If your library is just starting to develop its collection, another factor to consider is how to display it. Are you going to interfile it with your other titles or is it going to have its own display? We recently decided to make our shelf locations uniform across all branches. At the time, some of our branches had an anime section and some did not. We debated briefly whether or not to interfile them with the other DVDs.
Here's my argument for anime having its own shelf location: People looking for anime typically just want anime and maybe manga (Japanese graphic novels). Not having that shelf location eliminates the browsing potential for them. At my branch, we have about 25,000 DVDs. Of those about 500 are anime. I don't think people picking up Sleepless In Seattle are going to think, “Oh and here's Sailor Moon! I've been meaning to watch that!” But if they have that dedicated shelf location, they very well may think, “While I've got Attack on Titan, I might as well get some Dragon Ball Z, oh and Fairy Tail too!”
Interfiling anime creates some problems of its own. Many of them are television shows, many are movies, so that further spreads them out. Also, most of them are in Japanese. So do you put it with your foreign collection?

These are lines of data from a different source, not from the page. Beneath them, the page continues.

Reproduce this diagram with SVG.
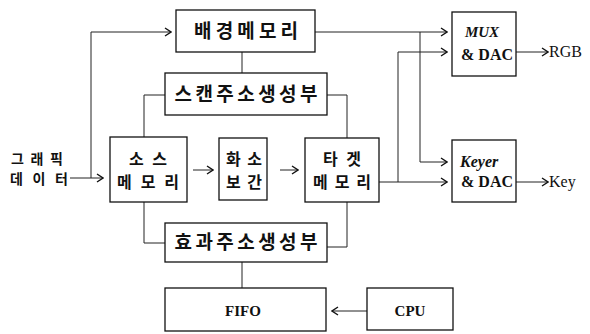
<svg xmlns="http://www.w3.org/2000/svg" width="590" height="334" viewBox="0 0 590 334">
<defs>
<marker id="chev" viewBox="0 0 8 10" refX="7" refY="5" markerWidth="8" markerHeight="10" markerUnits="userSpaceOnUse" orient="auto">
<path d="M1,1 L7,5 L1,9" fill="none" stroke="#111" stroke-width="1.4"/>
</marker>
</defs>
<style>
.box{fill:#fff;stroke:#111;stroke-width:1.3}
.ln{fill:none;stroke:#222;stroke-width:1}
.ar{fill:none;stroke:#222;stroke-width:1;marker-end:url(#chev)}
.kr{font-family:"Noto Sans CJK KR","Noto Sans",sans-serif;font-size:19px;font-weight:bold;fill:#111;text-anchor:middle}
.kr2{font-family:"Noto Sans CJK KR","Noto Sans",sans-serif;font-size:16px;font-weight:bold;fill:#111;text-anchor:middle}
.krl{font-family:"Noto Sans CJK KR","Noto Sans",sans-serif;font-size:14px;font-weight:bold;fill:#111}
.en{font-family:"Liberation Serif",serif;font-size:15px;fill:#111;text-anchor:middle}
.enl{font-family:"Liberation Serif",serif;font-size:16px;fill:#111}
</style>
<rect width="590" height="334" fill="#fff"/>
<g id="connectors">
<polyline class="ln" points="70,178 91,178 91,32"/>
<line class="ar" x1="91" y1="178" x2="103" y2="178"/>
<line class="ar" x1="91" y1="32" x2="171" y2="32"/>
<line class="ln" x1="242" y1="52" x2="242" y2="73"/>
<polyline class="ln" points="165,95 144,95 144,137"/>
<polyline class="ln" points="327,95 347,95 347,138"/>
<line class="ar" x1="193" y1="170" x2="213" y2="170"/>
<line class="ar" x1="280" y1="170" x2="298" y2="170"/>
<polyline class="ln" points="144,202 144,243 165,243"/>
<polyline class="ln" points="347,202 347,247 327,247"/>
<line class="ln" x1="242" y1="262" x2="242" y2="288"/>
<line class="ar" x1="367" y1="311" x2="332" y2="311"/>
<line class="ar" x1="315" y1="32" x2="447" y2="32"/>
<polyline class="ar" points="420,32 420,162 447,162"/>
<line class="ar" x1="379" y1="182" x2="447" y2="182"/>
<polyline class="ar" points="398,182 398,52 447,52"/>
<line class="ar" x1="516" y1="52" x2="548" y2="52"/>
<line class="ar" x1="516" y1="182" x2="548" y2="182"/>
</g>
<g id="graphic-data">
<text class="krl" x="11" y="164" textLength="52" lengthAdjust="spacing">그래픽</text>
<text class="krl" x="10" y="184" textLength="58" lengthAdjust="spacing">데이터</text>
</g>
<g id="bg-memory">
<rect class="box" x="176" y="10" width="139" height="42"/>
<text class="kr" x="246" y="38" textLength="104" lengthAdjust="spacing">배경메모리</text>
</g>
<g id="scan-addr">
<rect class="box" x="165" y="73" width="162" height="42"/>
<text class="kr" x="246" y="101" textLength="143" lengthAdjust="spacing">스캔주소생성부</text>
</g>
<g id="source-memory">
<rect class="box" x="110" y="137" width="77" height="65"/>
<text class="kr2" x="148" y="165" textLength="38" lengthAdjust="spacing">소스</text>
<text class="kr2" x="148" y="188" textLength="62" lengthAdjust="spacing">메모리</text>
</g>
<g id="interp">
<rect class="box" x="219" y="138" width="48" height="62"/>
<text class="kr2" x="244" y="165" textLength="36" lengthAdjust="spacing">화소</text>
<text class="kr2" x="244" y="188" textLength="36" lengthAdjust="spacing">보간</text>
</g>
<g id="target-memory">
<rect class="box" x="305" y="138" width="74" height="64"/>
<text class="kr2" x="342" y="165" textLength="38" lengthAdjust="spacing">타겟</text>
<text class="kr2" x="342" y="188" textLength="58" lengthAdjust="spacing">메모리</text>
</g>
<g id="effect-addr">
<rect class="box" x="165" y="223" width="162" height="39"/>
<text class="kr" x="246" y="249" textLength="143" lengthAdjust="spacing">효과주소생성부</text>
</g>
<g id="fifo">
<rect class="box" x="165" y="288" width="161" height="43"/>
<text class="en" x="243" y="316" font-weight="bold">FIFO</text>
</g>
<g id="cpu">
<rect class="box" x="367" y="288" width="86" height="42"/>
<text class="en" x="410" y="316" font-weight="bold">CPU</text>
</g>
<g id="mux-dac">
<rect class="box" x="452" y="12" width="64" height="64"/>
<text class="en" x="482" y="37" font-style="italic" font-weight="bold">MUX</text>
<text class="enl" x="461" y="60" font-family="Liberation Mono" font-weight="bold">&amp; DAC</text>
</g>
<g id="keyer-dac">
<rect class="box" x="452" y="140" width="64" height="62"/>
<text class="enl" x="460" y="167" font-style="italic" font-family="Liberation Mono" font-weight="bold" font-size="15">Keyer</text>
<text class="enl" x="461" y="187" font-family="Liberation Mono" font-weight="bold">&amp; DAC</text>
</g>
<g id="outputs">
<text class="enl" x="549" y="57">RGB</text>
<text class="enl" x="549" y="187">Key</text>
</g>
</svg>
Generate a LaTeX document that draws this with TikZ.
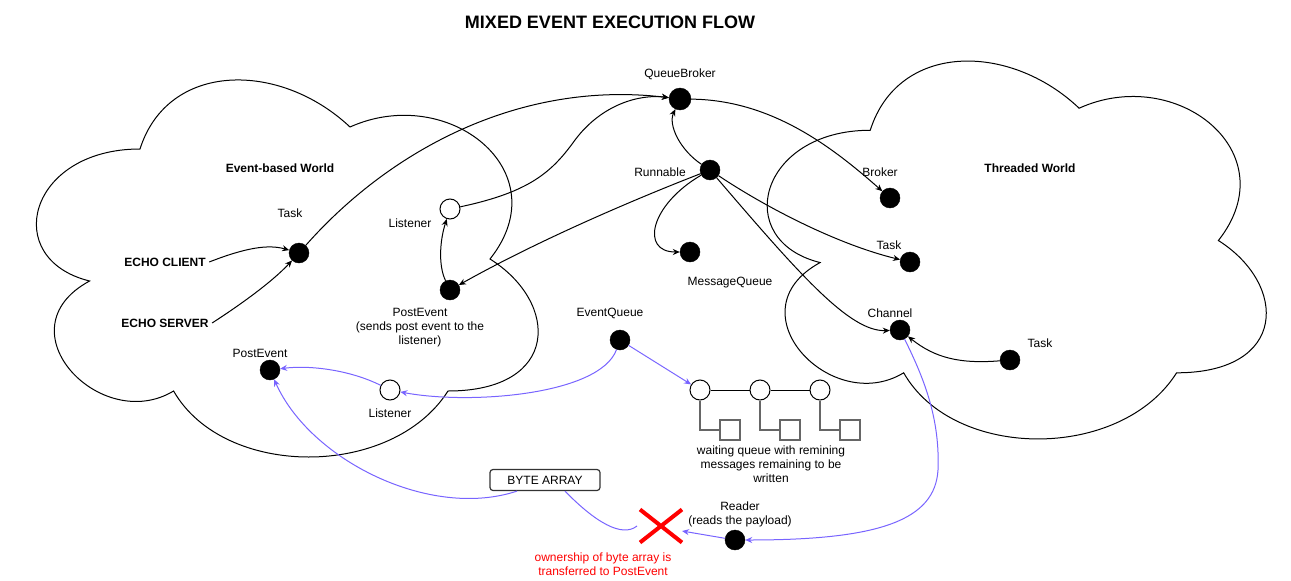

That should give you some ideas to think about when ordering your anime collection. In the next part, I will talk about language selection, how to judge whether a title is appropriate for your teens, and give you a few helpful resources to help make title selection easier.
Jonathan Davis is the assistant branch manager and teen librarian at a large Indiana public library system (Lake County Public Library). He has ordered anime DVDs for 10 branches for nearly two years and has been running a successful teen anime club for most of this time. He received his MLS at Indiana University.
These articles are written in conjunction with a seminar on anime collection development and programming that were certified by the Indiana State Library that he presented in conjunction with his fellow teen librarian at Lake County Public Library, Jennifer Billingsley. This seminar will be presented again at the Indiana Library Federation Annual Conference in Indianapolis this November.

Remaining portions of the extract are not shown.